→ TASK GOAL
In the material below, find all lines with the string "this" and copy them.

→ RECORDED DATA
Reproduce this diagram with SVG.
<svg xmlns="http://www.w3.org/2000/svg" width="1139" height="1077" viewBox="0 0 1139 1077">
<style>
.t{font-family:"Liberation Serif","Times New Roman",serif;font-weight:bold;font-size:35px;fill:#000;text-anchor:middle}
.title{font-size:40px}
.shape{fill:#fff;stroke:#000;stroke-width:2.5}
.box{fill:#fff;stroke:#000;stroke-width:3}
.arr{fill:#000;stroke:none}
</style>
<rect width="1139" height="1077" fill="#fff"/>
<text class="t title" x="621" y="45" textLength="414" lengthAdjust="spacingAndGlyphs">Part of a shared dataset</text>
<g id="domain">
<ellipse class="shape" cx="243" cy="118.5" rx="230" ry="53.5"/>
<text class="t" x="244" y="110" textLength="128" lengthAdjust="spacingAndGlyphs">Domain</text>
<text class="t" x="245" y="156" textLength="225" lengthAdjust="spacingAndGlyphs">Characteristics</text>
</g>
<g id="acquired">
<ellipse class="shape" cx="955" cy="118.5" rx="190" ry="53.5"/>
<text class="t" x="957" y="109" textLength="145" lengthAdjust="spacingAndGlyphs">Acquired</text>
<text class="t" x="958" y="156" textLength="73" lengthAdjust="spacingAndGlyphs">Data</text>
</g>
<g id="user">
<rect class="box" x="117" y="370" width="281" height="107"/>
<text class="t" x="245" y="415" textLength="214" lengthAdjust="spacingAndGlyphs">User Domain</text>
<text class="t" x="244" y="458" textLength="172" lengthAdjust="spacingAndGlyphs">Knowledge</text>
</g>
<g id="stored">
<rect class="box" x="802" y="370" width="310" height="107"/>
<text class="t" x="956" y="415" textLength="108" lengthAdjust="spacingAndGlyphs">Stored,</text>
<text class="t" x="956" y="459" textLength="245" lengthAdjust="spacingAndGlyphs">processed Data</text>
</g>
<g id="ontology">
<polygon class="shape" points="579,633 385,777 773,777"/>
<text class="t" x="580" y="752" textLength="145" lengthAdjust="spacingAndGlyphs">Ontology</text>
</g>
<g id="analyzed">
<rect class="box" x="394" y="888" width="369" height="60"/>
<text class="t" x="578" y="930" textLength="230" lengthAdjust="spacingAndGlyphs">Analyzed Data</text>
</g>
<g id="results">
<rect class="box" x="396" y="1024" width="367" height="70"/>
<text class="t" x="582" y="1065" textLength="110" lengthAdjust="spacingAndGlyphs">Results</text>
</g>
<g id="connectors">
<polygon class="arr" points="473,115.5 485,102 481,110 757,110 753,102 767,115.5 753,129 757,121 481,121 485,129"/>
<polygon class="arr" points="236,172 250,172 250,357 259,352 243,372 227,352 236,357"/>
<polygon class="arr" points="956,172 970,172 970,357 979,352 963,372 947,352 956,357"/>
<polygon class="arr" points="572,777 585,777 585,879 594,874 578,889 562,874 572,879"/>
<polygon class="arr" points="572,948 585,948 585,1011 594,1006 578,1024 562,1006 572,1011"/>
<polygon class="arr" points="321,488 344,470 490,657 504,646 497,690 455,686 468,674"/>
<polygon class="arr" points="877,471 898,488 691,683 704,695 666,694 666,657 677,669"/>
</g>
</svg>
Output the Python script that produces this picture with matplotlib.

→ OUTPUT
Reproduce this diagram with SVG.
Output the Python script that produces this picture with matplotlib.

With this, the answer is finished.